What was meant to be a brief flirtation with Hebden Bridge turned into a life changer for professional writer Mark Illis and his wife Sally
They fell in love with the place, settled and now have a growing family. And Mark’s career has blossomed - 14 years working as an episode writer for Emmerdale, a screenplay for an award-winning film and now his first Young Adult novel has been published.
Here, in his own words, Mark describes the unusual but successful path his career has taken and how the move from Greater London to Calderdale was the best one he’s ever made...
I used to be a Londoner. I also used to write literary novels that got decent reviews but didn’t sell many copies.
I didn’t expect to ever live anywhere else, or to write anything else. I was pretty sure about both those things, and I was completely wrong.
I’ve been living in Yorkshire nearly half my life now, I was a writer on Emmerdale for about 14 years, I wrote a prize-winning screenplay for a zombie movie, (and had a cameo as a zombie in it!) and now I’ve written The Impossible, a Young Adult novel. So don’t ever ask me for career advice – basically, I know nothing.
The Impossible is set in a fictional town called Gilpin, which is actually Hebden Bridge where I live, and very strange things happen there.
It’s a bit like that Netflix show, Stranger Things, only stranger. But before I say any more about it, I should explain the zigzag path that led me to writing YA fiction.
In 1992, I moved up to Ted Hughes’s old house, Lumb Bank, just outside Heptonstall, with my wife Sally. The Arvon Foundation runs residential courses in creative writing there, and we had a three year contract to run the centre. Perfect, we thought.
We’ll leave London for a bit, then come back refreshed by all that country air, with a tin of parkin. After the job finished we thought hang on, we won’t go back just yet, we’ll stay in Hebden Bridge for a year.
And then we thought maybe another year. And here we are, in 2017 with a house here and two children and a proper, grown-up life.
Why didn’t we go back to London? We were living in Lewisham when we left. Hebden is regularly voted funkiest town in the universe. Lewisham, not so much.
So I wasn’t working at Lumb Bank any more, wasn’t going back to London, and wasn’t likely to make a living writing those novels that hardly anybody read. So what next?
Next, it turned out, was TV. I never thought I’d write for television. Wrong again. I wrote for The Bill, EastEnders and Peak Practice, and then Emmerdale came calling.
I thought I’d do a couple of years on the show. Yes, completely wrong, yet again. The thing is, I really enjoyed it. I liked the other writers on the team, I loved having millions of people watch what I wrote, and if I did think about returning to writing novels full-time, Emmerdale sort of sidled up to me and whispered in my ear – Stick with me and I’ll buy you a house. I stuck with Emmerdale.
And I did other stuff while I was there. I wrote two more novels I’m very proud of, Tender and The Last Word, I wrote three radio plays, I wrote that zombie screenplay, we had two children.
So why am I not still writing Emmerdale?
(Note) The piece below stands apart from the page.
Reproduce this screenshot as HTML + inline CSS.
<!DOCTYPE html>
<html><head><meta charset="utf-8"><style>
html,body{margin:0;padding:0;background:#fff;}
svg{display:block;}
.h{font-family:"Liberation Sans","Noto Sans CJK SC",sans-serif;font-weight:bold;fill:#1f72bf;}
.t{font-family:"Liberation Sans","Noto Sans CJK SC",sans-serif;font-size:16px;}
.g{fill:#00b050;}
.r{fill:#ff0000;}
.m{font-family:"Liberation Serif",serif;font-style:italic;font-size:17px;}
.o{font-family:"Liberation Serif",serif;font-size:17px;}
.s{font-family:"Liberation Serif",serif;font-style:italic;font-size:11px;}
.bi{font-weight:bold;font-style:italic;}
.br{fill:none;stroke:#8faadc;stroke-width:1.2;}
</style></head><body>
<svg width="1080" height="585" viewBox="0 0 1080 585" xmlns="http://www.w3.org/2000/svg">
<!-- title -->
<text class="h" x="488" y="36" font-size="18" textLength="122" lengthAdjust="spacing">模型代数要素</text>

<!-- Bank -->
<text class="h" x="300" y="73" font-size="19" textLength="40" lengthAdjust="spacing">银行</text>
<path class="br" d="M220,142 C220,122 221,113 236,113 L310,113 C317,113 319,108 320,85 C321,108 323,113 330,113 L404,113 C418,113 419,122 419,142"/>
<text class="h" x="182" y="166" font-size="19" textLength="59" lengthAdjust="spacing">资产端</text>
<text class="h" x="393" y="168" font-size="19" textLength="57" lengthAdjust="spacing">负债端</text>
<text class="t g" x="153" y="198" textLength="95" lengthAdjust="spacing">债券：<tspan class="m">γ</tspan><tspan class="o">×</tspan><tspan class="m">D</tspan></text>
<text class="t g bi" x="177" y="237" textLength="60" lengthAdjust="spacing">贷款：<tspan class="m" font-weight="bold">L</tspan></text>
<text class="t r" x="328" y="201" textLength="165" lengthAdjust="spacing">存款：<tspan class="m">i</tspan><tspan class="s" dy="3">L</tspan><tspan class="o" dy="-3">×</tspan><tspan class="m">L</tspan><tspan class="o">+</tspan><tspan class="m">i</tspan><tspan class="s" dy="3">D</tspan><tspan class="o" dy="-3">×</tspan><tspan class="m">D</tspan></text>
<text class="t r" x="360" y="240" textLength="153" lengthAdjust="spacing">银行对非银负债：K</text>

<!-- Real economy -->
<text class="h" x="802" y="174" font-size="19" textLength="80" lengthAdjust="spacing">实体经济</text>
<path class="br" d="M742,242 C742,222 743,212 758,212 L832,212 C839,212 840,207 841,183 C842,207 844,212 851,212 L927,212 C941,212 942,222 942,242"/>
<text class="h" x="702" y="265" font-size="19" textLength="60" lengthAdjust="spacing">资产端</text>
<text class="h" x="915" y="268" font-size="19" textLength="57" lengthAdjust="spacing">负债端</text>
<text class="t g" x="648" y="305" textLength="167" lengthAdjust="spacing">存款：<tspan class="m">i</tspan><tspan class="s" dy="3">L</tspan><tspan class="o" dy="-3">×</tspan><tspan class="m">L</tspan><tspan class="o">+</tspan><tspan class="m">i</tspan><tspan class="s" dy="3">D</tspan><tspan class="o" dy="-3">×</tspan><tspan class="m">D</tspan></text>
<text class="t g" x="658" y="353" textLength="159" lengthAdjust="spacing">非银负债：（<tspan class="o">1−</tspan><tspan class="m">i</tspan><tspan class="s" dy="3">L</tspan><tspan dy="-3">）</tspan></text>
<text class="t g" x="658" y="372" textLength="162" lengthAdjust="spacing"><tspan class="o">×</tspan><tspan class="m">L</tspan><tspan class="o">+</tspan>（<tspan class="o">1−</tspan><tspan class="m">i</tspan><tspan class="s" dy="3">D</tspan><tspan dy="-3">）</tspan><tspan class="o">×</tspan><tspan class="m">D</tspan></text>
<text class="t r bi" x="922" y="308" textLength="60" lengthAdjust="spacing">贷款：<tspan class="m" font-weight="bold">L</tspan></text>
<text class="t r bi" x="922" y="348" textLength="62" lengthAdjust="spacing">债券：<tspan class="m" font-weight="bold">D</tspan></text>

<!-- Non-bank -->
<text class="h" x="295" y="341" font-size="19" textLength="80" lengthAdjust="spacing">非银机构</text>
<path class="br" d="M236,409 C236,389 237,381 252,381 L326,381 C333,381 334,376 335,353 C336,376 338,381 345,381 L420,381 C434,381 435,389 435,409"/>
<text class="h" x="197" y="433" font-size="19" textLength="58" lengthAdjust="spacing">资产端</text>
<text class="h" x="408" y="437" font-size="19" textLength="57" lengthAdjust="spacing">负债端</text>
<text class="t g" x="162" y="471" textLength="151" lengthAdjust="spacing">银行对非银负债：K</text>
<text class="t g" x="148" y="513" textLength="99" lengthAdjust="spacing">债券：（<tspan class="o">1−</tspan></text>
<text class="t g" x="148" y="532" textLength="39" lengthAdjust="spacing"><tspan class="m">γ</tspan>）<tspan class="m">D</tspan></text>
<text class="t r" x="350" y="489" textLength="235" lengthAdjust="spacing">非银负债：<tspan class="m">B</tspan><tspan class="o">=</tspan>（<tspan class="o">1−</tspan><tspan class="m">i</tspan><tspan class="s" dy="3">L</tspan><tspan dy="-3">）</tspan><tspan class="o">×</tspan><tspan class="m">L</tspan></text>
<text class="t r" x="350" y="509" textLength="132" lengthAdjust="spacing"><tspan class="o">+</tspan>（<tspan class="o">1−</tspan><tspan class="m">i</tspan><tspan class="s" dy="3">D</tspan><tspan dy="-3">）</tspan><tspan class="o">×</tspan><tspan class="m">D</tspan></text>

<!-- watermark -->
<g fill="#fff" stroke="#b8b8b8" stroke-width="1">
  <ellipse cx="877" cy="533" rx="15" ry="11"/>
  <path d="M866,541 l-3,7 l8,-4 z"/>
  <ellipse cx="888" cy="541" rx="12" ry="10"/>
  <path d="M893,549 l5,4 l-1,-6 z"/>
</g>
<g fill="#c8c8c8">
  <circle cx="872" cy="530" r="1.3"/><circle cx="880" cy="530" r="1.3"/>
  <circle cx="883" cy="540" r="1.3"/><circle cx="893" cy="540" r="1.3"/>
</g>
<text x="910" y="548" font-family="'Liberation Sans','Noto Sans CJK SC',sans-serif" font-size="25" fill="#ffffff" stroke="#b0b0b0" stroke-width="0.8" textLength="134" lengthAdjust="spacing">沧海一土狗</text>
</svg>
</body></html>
It sounds perfect, doesn’t it? I thought it would probably just carry on like that for ages. Wrong again.
I got sacked. I’d just been to the BAFTA’s, because one of my episodes helped get the show nominated as Best Soap, so that was a nice way to finish, but a new producer came along and made a few changes, one of which was me, so it was time to think of something else to do.
Emmerdale was very good to me for many years, and I wish them well with the 45th anniversary.
I moved from writing soap opera to writing a Young Adult novel. How did that happen?
When my daughter was entering her teens, I started reading YA books for the first time, and I began to get excited. My inner teenager sat up and smiled.
I thought I could bring my experience of writing novels for adults and writing TV to the world of YA.
I sat down, and started writing The Impossible. In this book, fifteen year old Hector meets his fifty year old self. And they don’t get on. Young Hector is disappointed with his older self.
So the novel is partly about the hopes and dreams we have when we’re young, and how those don’t always turn out as we’d have liked. That’s not all though.
Hector realises that all the teens in his small town are having weird experiences and scary mutations. So Hector and his friends - Grace, Asha, and Josh - try to find out what on earth is going on in their town.
I wrote the book for, roughly, 12 – 15 year olds. I wanted to write a warm, lively, funny novel, with strong, engaging characters worrying about relationships and family, but I wanted to include aliens and mutants and some serious scares.
I like to think my 15 year old self would approve. There’s a sequel out next year and I’m intending to keep writing YA for quite a while. I hope I’ve got that right, at least.”